## Available data:
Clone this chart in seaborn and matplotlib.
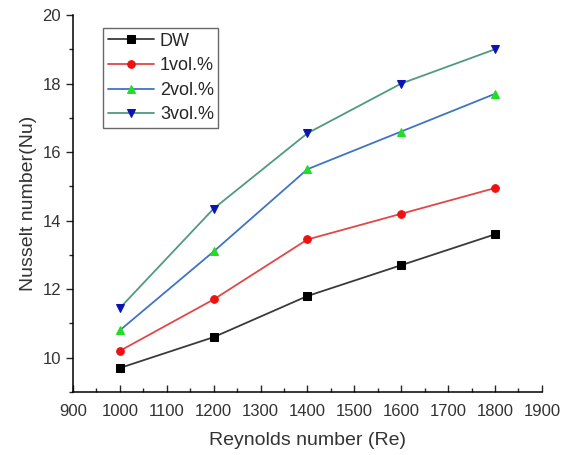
import numpy as np
import pandas as pd
import seaborn as sns
import matplotlib.pyplot as plt
from matplotlib.ticker import MultipleLocator

# datos
reynolds = [1000, 1200, 1400, 1600, 1800]
nu_dw = [9.7, 10.6, 11.8, 12.7, 13.6]
nu_1vol = [10.2, 11.7, 13.45, 14.2, 14.95]
nu_2vol = [10.8, 13.1, 15.5, 16.6, 17.7]
nu_3vol = [11.45, 14.35, 16.55, 18.0, 19.0]

series = ['DW', '1vol.%', '2vol.%', '3vol.%']
valores = [nu_dw, nu_1vol, nu_2vol, nu_3vol]
colores_linea = ['#3a3a3a', '#e04848', '#3f74c4', '#4f9a80']
colores_marcador = ['#000000', '#ee1111', '#22dd22', '#0a14b4']
marcadores = ['s', 'o', '^', 'v']

sns.set_style('ticks')
plt.rcParams['font.family'] = ['Liberation Sans', 'DejaVu Sans']

fig = plt.figure(figsize=(5.68, 4.55), dpi=100)
ax = fig.add_axes([0.1285, 0.1385, 0.8255, 0.8285])

for nombre, y, cl, cm, mk in zip(series, valores, colores_linea, colores_marcador, marcadores):
    df = pd.DataFrame({'Re': reynolds, 'Nu': y})
    sns.lineplot(x='Re', y='Nu', data=df, ax=ax, color=cl, linewidth=1.3,
                 marker=mk, markersize=5.5, markerfacecolor=cm, markeredgecolor=cm,
                 label=nombre)

ax.set_xlim(900, 1900)
ax.set_ylim(9, 20)
ax.xaxis.set_major_locator(MultipleLocator(100))
ax.xaxis.set_minor_locator(MultipleLocator(50))
ax.yaxis.set_major_locator(MultipleLocator(2))
ax.yaxis.set_minor_locator(MultipleLocator(1))
ax.tick_params(axis='x', which='both', direction='in', labelsize=12, pad=9, labelcolor='#333333')
ax.tick_params(axis='y', which='both', direction='out', labelsize=12, labelcolor='#333333')
ax.tick_params(which='major', length=5, width=1)
ax.tick_params(which='minor', length=3, width=1)
for s in ['top', 'right']:
    ax.spines[s].set_visible(False)
for s in ['left', 'bottom']:
    ax.spines[s].set_linewidth(1.1)
    ax.spines[s].set_color('black')

ax.set_xlabel('Reynolds number (Re)', fontsize=14, color='#333333', labelpad=9)
ax.set_ylabel('Nusselt number(Nu)', fontsize=14, color='#333333', labelpad=4)

leg = ax.legend(loc='upper left', bbox_to_anchor=(0.064, 0.965), fontsize=13,
                frameon=True, fancybox=False, borderpad=0.25, labelspacing=0.42,
                handlelength=2.6, handletextpad=0.3, borderaxespad=0)
leg.get_frame().set_edgecolor('#444444')
leg.get_frame().set_linewidth(1)

fig.savefig('out.png', dpi=100)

## Short exercise:
Leave out the pictures. Transcribe only the lines above, from the first through the one that contains "nu_3vol = [11.45, 14.35, 16.55, 18.0, 19.0]".

## Solution to the exercise:
Clone this chart in seaborn and matplotlib.
import numpy as np
import pandas as pd
import seaborn as sns
import matplotlib.pyplot as plt
from matplotlib.ticker import MultipleLocator

# datos
reynolds = [1000, 1200, 1400, 1600, 1800]
nu_dw = [9.7, 10.6, 11.8, 12.7, 13.6]
nu_1vol = [10.2, 11.7, 13.45, 14.2, 14.95]
nu_2vol = [10.8, 13.1, 15.5, 16.6, 17.7]
nu_3vol = [11.45, 14.35, 16.55, 18.0, 19.0]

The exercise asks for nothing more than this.